The first real odd pick is Luiz Gohara. Gohara is a lefty the M’s signed out of Brazil this summer, and who’s obviously been generating some breathless reports in the complex leagues this fall. That’s highly encouraging, especially when compared to how many of the M’s recent international free agents have fared in the US, but there’s zero performance data to go on. I don’t think it’s as crazy as some might, but it’s clearly not a mainstream view to have Gohara in the top 10. Similarly, Tyler Pike is a lefty the M’s drafted out of high school in Florida who put together a very good year for the AZL M’s. I think many would balk at ranking him above, say, Brad Miller, based not only on shaky AZL stats but on the fact that his raw stuff isn’t Carter Capps-ian.

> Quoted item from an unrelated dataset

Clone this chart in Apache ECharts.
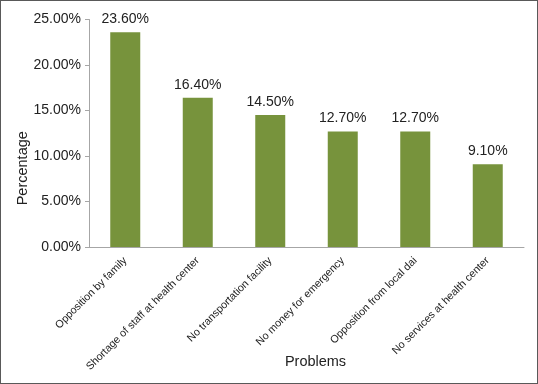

The state of the farm is excellent, though I know hope has turned to cynicism for many M’s fans who’ve heard about a solid system for the past three-four years. The M’s have a fairly stark challenge in front of them: the gap in talent at the big league level demands that they maximize the potential of their prospects. For a variety of reasons (the TV money of the Rangers/Angels, the mixed feelings many free agents appear to have about signing with Seattle, fewer players on the market in any given year, etc.), it’s going to be hard for the M’s to close the gap using free agency. The M’s have a slight advantage against many of their rivals in the ‘raw material’ they have on the farm, but closing the gap means getting more out of it than their competitors. This year had some very encouraging developments, particularly that of Brandon Maurer, the 23rd round pick who battled injuries and ineffectiveness before breaking out in AA. Or Stefen Romero, who played with Maurer in Clinton in 2011 before joining him in laying waste to the Southern League in 2012. Getting value from lower picks like these (or even James Paxton) has kept the M’s from falling further behind Texas. Now they need to take the next step.